— Begin Source data —
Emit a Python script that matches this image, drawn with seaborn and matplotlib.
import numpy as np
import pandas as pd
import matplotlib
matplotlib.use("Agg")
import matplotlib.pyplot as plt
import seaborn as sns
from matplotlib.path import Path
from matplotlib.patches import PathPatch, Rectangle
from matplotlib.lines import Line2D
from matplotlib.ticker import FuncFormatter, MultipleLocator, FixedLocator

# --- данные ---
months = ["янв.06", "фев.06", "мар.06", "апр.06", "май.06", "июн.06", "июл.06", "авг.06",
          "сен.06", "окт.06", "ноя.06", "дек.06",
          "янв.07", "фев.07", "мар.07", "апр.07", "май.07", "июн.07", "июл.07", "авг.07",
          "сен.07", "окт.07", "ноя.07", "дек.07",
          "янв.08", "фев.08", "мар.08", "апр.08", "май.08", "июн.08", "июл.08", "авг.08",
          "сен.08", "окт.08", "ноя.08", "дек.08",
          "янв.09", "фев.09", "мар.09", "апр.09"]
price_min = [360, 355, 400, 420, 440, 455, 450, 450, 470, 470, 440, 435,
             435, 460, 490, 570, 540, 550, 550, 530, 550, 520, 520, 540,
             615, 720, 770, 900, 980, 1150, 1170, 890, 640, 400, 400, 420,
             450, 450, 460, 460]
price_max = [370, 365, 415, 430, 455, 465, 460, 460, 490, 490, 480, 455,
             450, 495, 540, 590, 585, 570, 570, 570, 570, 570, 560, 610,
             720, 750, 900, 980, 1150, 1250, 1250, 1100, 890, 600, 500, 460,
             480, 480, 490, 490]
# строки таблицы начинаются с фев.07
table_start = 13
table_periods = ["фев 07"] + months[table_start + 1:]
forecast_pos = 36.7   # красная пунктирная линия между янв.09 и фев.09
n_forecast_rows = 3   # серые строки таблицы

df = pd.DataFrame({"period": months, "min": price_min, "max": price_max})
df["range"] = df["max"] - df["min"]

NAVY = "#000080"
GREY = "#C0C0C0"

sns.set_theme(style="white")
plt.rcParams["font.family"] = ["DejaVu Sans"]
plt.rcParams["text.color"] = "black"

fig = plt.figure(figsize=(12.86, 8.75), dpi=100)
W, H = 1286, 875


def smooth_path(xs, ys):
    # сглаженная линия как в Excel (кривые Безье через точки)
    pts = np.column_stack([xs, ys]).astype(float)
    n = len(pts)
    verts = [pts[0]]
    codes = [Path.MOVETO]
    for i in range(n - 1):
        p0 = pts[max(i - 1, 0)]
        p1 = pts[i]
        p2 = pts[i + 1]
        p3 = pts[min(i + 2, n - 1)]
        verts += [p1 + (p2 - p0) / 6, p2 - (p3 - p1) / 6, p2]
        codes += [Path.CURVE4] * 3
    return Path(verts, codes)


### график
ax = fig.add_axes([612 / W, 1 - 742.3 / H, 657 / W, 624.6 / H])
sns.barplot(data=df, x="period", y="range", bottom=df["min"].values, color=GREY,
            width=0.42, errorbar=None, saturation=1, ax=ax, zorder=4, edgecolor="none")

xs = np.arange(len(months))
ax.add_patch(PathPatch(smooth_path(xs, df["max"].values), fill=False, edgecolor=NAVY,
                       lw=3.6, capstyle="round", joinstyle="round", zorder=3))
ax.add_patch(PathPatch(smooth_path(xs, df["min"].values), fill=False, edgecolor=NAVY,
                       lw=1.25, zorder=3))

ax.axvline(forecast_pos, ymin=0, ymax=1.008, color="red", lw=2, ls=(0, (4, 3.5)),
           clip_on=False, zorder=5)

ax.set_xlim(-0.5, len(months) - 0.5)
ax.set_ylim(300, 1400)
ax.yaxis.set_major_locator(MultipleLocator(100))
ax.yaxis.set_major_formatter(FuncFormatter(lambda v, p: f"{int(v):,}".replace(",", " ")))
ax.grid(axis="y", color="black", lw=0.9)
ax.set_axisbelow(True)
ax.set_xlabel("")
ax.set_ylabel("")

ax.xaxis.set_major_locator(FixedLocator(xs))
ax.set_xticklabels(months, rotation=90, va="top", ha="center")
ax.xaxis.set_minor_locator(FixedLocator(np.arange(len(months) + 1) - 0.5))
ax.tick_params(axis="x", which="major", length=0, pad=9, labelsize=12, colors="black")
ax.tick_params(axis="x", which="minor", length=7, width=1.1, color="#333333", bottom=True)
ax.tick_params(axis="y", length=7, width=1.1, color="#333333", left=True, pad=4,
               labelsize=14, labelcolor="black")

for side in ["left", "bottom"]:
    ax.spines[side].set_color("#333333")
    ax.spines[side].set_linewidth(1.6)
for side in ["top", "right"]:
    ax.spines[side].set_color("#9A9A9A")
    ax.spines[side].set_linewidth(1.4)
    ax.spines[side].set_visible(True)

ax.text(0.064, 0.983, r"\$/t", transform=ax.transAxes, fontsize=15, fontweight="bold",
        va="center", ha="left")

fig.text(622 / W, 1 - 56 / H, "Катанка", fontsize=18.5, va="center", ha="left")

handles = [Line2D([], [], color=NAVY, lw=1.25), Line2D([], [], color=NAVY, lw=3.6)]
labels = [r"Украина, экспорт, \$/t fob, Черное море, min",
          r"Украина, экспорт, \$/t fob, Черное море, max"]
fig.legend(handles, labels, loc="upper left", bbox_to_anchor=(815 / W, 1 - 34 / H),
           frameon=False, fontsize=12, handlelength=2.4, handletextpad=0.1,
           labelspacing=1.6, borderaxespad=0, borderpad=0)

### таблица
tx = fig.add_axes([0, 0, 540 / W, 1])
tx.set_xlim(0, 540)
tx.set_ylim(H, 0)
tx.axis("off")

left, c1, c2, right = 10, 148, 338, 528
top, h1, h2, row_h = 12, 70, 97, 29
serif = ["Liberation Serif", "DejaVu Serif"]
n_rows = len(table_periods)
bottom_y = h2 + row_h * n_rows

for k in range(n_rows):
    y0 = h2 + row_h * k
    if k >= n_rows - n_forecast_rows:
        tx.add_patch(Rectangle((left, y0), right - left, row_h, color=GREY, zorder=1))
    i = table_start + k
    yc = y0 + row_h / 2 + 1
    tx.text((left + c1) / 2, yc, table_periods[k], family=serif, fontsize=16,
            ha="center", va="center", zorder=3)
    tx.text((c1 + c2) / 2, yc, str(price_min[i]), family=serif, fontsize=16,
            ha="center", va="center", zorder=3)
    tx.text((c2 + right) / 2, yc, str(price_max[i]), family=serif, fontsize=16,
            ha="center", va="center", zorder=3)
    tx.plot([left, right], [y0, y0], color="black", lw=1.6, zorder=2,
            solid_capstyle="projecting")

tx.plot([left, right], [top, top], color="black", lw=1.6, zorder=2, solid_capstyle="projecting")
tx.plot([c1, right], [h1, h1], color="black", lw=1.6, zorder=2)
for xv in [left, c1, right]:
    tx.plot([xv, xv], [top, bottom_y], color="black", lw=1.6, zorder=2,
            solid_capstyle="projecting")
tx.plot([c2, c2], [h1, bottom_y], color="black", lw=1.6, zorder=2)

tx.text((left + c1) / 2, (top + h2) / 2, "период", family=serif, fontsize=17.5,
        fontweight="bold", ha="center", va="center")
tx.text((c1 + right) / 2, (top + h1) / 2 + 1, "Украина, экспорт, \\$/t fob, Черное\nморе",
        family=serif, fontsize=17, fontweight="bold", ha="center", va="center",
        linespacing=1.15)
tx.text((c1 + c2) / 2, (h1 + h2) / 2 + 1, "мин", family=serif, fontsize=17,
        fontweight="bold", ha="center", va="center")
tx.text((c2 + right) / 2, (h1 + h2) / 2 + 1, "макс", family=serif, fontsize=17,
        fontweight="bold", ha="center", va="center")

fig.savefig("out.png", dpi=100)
— End Source data —
#### Goal
Type out the whole listing above again, exactly as it stands.

#### The solution
Emit a Python script that matches this image, drawn with seaborn and matplotlib.
import numpy as np
import pandas as pd
import matplotlib
matplotlib.use("Agg")
import matplotlib.pyplot as plt
import seaborn as sns
from matplotlib.path import Path
from matplotlib.patches import PathPatch, Rectangle
from matplotlib.lines import Line2D
from matplotlib.ticker import FuncFormatter, MultipleLocator, FixedLocator

# --- данные ---
months = ["янв.06", "фев.06", "мар.06", "апр.06", "май.06", "июн.06", "июл.06", "авг.06",
          "сен.06", "окт.06", "ноя.06", "дек.06",
          "янв.07", "фев.07", "мар.07", "апр.07", "май.07", "июн.07", "июл.07", "авг.07",
          "сен.07", "окт.07", "ноя.07", "дек.07",
          "янв.08", "фев.08", "мар.08", "апр.08", "май.08", "июн.08", "июл.08", "авг.08",
          "сен.08", "окт.08", "ноя.08", "дек.08",
          "янв.09", "фев.09", "мар.09", "апр.09"]
price_min = [360, 355, 400, 420, 440, 455, 450, 450, 470, 470, 440, 435,
             435, 460, 490, 570, 540, 550, 550, 530, 550, 520, 520, 540,
             615, 720, 770, 900, 980, 1150, 1170, 890, 640, 400, 400, 420,
             450, 450, 460, 460]
price_max = [370, 365, 415, 430, 455, 465, 460, 460, 490, 490, 480, 455,
             450, 495, 540, 590, 585, 570, 570, 570, 570, 570, 560, 610,
             720, 750, 900, 980, 1150, 1250, 1250, 1100, 890, 600, 500, 460,
             480, 480, 490, 490]
# строки таблицы начинаются с фев.07
table_start = 13
table_periods = ["фев 07"] + months[table_start + 1:]
forecast_pos = 36.7   # красная пунктирная линия между янв.09 и фев.09
n_forecast_rows = 3   # серые строки таблицы

df = pd.DataFrame({"period": months, "min": price_min, "max": price_max})
df["range"] = df["max"] - df["min"]

NAVY = "#000080"
GREY = "#C0C0C0"

sns.set_theme(style="white")
plt.rcParams["font.family"] = ["DejaVu Sans"]
plt.rcParams["text.color"] = "black"

fig = plt.figure(figsize=(12.86, 8.75), dpi=100)
W, H = 1286, 875


def smooth_path(xs, ys):
    # сглаженная линия как в Excel (кривые Безье через точки)
    pts = np.column_stack([xs, ys]).astype(float)
    n = len(pts)
    verts = [pts[0]]
    codes = [Path.MOVETO]
    for i in range(n - 1):
        p0 = pts[max(i - 1, 0)]
        p1 = pts[i]
        p2 = pts[i + 1]
        p3 = pts[min(i + 2, n - 1)]
        verts += [p1 + (p2 - p0) / 6, p2 - (p3 - p1) / 6, p2]
        codes += [Path.CURVE4] * 3
    return Path(verts, codes)


### график
ax = fig.add_axes([612 / W, 1 - 742.3 / H, 657 / W, 624.6 / H])
sns.barplot(data=df, x="period", y="range", bottom=df["min"].values, color=GREY,
            width=0.42, errorbar=None, saturation=1, ax=ax, zorder=4, edgecolor="none")

xs = np.arange(len(months))
ax.add_patch(PathPatch(smooth_path(xs, df["max"].values), fill=False, edgecolor=NAVY,
                       lw=3.6, capstyle="round", joinstyle="round", zorder=3))
ax.add_patch(PathPatch(smooth_path(xs, df["min"].values), fill=False, edgecolor=NAVY,
                       lw=1.25, zorder=3))

ax.axvline(forecast_pos, ymin=0, ymax=1.008, color="red", lw=2, ls=(0, (4, 3.5)),
           clip_on=False, zorder=5)

ax.set_xlim(-0.5, len(months) - 0.5)
ax.set_ylim(300, 1400)
ax.yaxis.set_major_locator(MultipleLocator(100))
ax.yaxis.set_major_formatter(FuncFormatter(lambda v, p: f"{int(v):,}".replace(",", " ")))
ax.grid(axis="y", color="black", lw=0.9)
ax.set_axisbelow(True)
ax.set_xlabel("")
ax.set_ylabel("")

ax.xaxis.set_major_locator(FixedLocator(xs))
ax.set_xticklabels(months, rotation=90, va="top", ha="center")
ax.xaxis.set_minor_locator(FixedLocator(np.arange(len(months) + 1) - 0.5))
ax.tick_params(axis="x", which="major", length=0, pad=9, labelsize=12, colors="black")
ax.tick_params(axis="x", which="minor", length=7, width=1.1, color="#333333", bottom=True)
ax.tick_params(axis="y", length=7, width=1.1, color="#333333", left=True, pad=4,
               labelsize=14, labelcolor="black")

for side in ["left", "bottom"]:
    ax.spines[side].set_color("#333333")
    ax.spines[side].set_linewidth(1.6)
for side in ["top", "right"]:
    ax.spines[side].set_color("#9A9A9A")
    ax.spines[side].set_linewidth(1.4)
    ax.spines[side].set_visible(True)

ax.text(0.064, 0.983, r"\$/t", transform=ax.transAxes, fontsize=15, fontweight="bold",
        va="center", ha="left")

fig.text(622 / W, 1 - 56 / H, "Катанка", fontsize=18.5, va="center", ha="left")

handles = [Line2D([], [], color=NAVY, lw=1.25), Line2D([], [], color=NAVY, lw=3.6)]
labels = [r"Украина, экспорт, \$/t fob, Черное море, min",
          r"Украина, экспорт, \$/t fob, Черное море, max"]
fig.legend(handles, labels, loc="upper left", bbox_to_anchor=(815 / W, 1 - 34 / H),
           frameon=False, fontsize=12, handlelength=2.4, handletextpad=0.1,
           labelspacing=1.6, borderaxespad=0, borderpad=0)

### таблица
tx = fig.add_axes([0, 0, 540 / W, 1])
tx.set_xlim(0, 540)
tx.set_ylim(H, 0)
tx.axis("off")

left, c1, c2, right = 10, 148, 338, 528
top, h1, h2, row_h = 12, 70, 97, 29
serif = ["Liberation Serif", "DejaVu Serif"]
n_rows = len(table_periods)
bottom_y = h2 + row_h * n_rows

for k in range(n_rows):
    y0 = h2 + row_h * k
    if k >= n_rows - n_forecast_rows:
        tx.add_patch(Rectangle((left, y0), right - left, row_h, color=GREY, zorder=1))
    i = table_start + k
    yc = y0 + row_h / 2 + 1
    tx.text((left + c1) / 2, yc, table_periods[k], family=serif, fontsize=16,
            ha="center", va="center", zorder=3)
    tx.text((c1 + c2) / 2, yc, str(price_min[i]), family=serif, fontsize=16,
            ha="center", va="center", zorder=3)
    tx.text((c2 + right) / 2, yc, str(price_max[i]), family=serif, fontsize=16,
            ha="center", va="center", zorder=3)
    tx.plot([left, right], [y0, y0], color="black", lw=1.6, zorder=2,
            solid_capstyle="projecting")

tx.plot([left, right], [top, top], color="black", lw=1.6, zorder=2, solid_capstyle="projecting")
tx.plot([c1, right], [h1, h1], color="black", lw=1.6, zorder=2)
for xv in [left, c1, right]:
    tx.plot([xv, xv], [top, bottom_y], color="black", lw=1.6, zorder=2,
            solid_capstyle="projecting")
tx.plot([c2, c2], [h1, bottom_y], color="black", lw=1.6, zorder=2)

tx.text((left + c1) / 2, (top + h2) / 2, "период", family=serif, fontsize=17.5,
        fontweight="bold", ha="center", va="center")
tx.text((c1 + right) / 2, (top + h1) / 2 + 1, "Украина, экспорт, \\$/t fob, Черное\nморе",
        family=serif, fontsize=17, fontweight="bold", ha="center", va="center",
        linespacing=1.15)
tx.text((c1 + c2) / 2, (h1 + h2) / 2 + 1, "мин", family=serif, fontsize=17,
        fontweight="bold", ha="center", va="center")
tx.text((c2 + right) / 2, (h1 + h2) / 2 + 1, "макс", family=serif, fontsize=17,
        fontweight="bold", ha="center", va="center")

fig.savefig("out.png", dpi=100)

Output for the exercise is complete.